§ **SET PROBLEM**
Below are entries; tally how many lines hold the string "this" and answer with only that figure.

§ **INPUT MATERIAL**

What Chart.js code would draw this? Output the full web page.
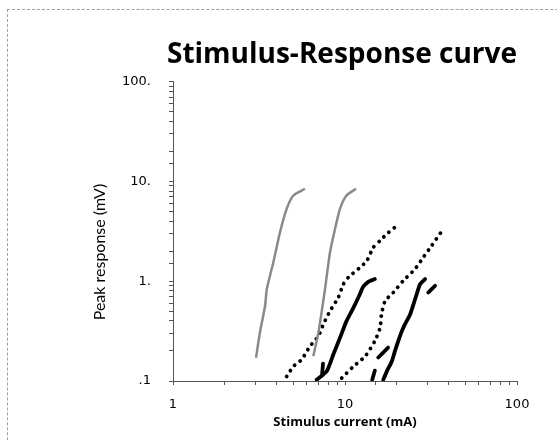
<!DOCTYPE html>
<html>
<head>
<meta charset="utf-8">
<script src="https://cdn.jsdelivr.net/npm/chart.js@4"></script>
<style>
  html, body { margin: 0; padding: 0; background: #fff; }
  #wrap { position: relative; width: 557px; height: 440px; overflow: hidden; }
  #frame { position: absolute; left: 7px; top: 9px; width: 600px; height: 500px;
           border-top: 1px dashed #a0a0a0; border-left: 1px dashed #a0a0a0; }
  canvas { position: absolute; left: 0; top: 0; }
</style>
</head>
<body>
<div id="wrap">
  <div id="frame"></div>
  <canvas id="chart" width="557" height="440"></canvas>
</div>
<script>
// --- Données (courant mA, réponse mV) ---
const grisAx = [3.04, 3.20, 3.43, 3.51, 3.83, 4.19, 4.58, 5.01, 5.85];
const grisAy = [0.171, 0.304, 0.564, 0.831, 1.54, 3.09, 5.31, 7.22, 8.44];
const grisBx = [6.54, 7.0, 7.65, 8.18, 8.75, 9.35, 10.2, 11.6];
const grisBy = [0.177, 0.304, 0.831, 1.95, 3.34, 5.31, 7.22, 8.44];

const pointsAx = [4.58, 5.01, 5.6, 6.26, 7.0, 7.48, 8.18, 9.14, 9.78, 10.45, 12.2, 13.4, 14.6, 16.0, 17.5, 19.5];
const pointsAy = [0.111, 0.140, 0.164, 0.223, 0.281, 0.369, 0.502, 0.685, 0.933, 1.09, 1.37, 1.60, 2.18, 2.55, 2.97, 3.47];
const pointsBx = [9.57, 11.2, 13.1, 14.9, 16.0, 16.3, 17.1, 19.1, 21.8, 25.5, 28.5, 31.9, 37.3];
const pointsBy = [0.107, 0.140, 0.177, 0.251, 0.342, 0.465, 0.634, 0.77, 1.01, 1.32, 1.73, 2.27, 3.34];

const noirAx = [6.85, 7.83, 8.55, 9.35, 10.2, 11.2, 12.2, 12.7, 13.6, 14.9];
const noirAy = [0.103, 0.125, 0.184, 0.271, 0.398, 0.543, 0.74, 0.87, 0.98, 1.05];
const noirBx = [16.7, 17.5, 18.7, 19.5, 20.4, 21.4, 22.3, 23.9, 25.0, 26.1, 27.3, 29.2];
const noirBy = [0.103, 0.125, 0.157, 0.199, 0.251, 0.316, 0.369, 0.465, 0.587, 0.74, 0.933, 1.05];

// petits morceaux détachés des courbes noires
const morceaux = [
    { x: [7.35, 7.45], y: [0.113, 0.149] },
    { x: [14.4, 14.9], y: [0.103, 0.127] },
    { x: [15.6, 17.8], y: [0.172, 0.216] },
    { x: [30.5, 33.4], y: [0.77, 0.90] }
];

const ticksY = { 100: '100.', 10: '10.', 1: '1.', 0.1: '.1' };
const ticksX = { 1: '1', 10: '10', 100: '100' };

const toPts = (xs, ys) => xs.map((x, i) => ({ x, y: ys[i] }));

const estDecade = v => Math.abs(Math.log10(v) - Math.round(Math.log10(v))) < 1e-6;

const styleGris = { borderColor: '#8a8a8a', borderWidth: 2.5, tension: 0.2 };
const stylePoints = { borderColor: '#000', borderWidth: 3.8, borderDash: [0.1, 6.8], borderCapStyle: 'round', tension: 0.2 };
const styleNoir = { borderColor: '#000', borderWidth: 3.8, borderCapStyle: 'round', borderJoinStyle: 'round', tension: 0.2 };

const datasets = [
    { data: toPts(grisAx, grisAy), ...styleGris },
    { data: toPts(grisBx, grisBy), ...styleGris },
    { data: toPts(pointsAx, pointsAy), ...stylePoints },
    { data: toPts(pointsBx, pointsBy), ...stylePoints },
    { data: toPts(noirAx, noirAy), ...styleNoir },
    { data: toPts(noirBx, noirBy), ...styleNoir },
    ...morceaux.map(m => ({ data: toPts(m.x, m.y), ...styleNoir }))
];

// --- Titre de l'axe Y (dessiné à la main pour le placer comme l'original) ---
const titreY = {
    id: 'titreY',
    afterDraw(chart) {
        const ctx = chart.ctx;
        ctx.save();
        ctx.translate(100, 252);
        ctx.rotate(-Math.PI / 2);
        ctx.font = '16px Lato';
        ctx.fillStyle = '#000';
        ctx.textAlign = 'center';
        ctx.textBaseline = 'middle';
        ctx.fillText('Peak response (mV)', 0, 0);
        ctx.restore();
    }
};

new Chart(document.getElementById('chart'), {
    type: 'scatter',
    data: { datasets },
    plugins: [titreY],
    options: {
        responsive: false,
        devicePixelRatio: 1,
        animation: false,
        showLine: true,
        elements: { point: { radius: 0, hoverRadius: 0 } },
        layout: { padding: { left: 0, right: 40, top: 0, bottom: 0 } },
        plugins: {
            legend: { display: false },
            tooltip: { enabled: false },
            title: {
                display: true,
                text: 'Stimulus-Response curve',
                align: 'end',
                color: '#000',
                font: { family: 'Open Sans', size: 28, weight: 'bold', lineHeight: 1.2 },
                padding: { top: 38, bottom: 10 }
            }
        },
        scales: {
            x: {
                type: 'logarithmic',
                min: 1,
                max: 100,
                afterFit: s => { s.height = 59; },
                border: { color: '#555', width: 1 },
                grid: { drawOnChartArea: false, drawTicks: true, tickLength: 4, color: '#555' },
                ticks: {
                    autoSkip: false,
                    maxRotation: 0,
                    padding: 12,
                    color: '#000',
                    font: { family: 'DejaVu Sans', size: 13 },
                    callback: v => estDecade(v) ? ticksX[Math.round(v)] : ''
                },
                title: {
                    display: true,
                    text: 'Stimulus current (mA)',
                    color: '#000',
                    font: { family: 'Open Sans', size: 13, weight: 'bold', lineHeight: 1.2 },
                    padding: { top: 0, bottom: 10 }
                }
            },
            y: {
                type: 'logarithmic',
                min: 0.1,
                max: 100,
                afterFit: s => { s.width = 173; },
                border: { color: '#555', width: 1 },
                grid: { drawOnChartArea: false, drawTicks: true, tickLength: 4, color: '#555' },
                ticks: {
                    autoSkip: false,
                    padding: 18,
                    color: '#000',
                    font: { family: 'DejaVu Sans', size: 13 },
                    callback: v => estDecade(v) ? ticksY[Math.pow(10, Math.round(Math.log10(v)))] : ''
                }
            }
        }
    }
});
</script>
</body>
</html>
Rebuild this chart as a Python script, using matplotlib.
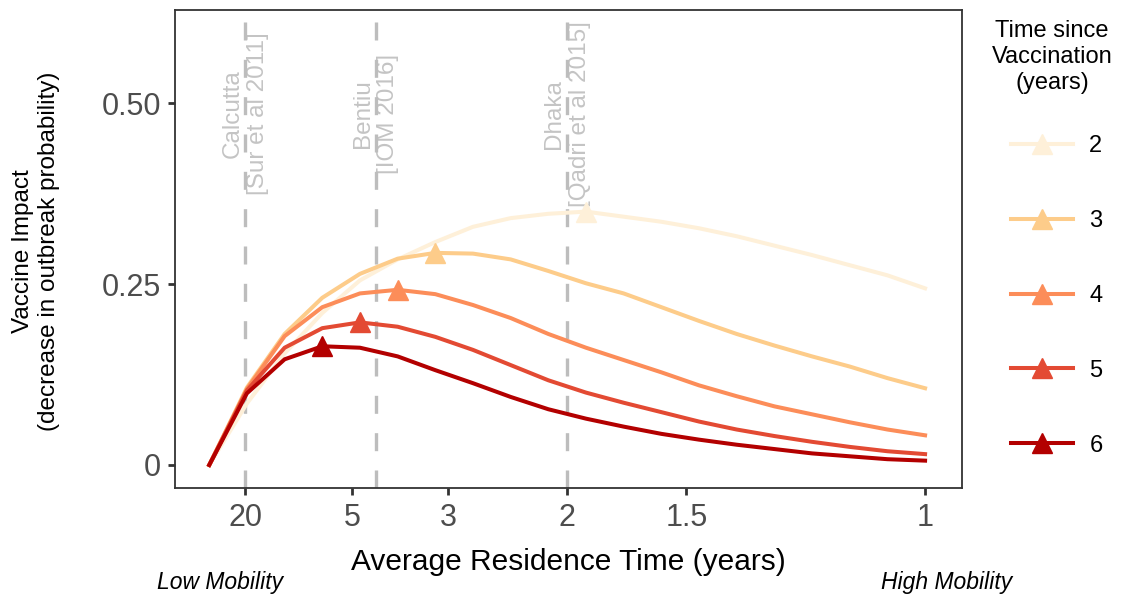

§ **WRITTEN REPLY**
2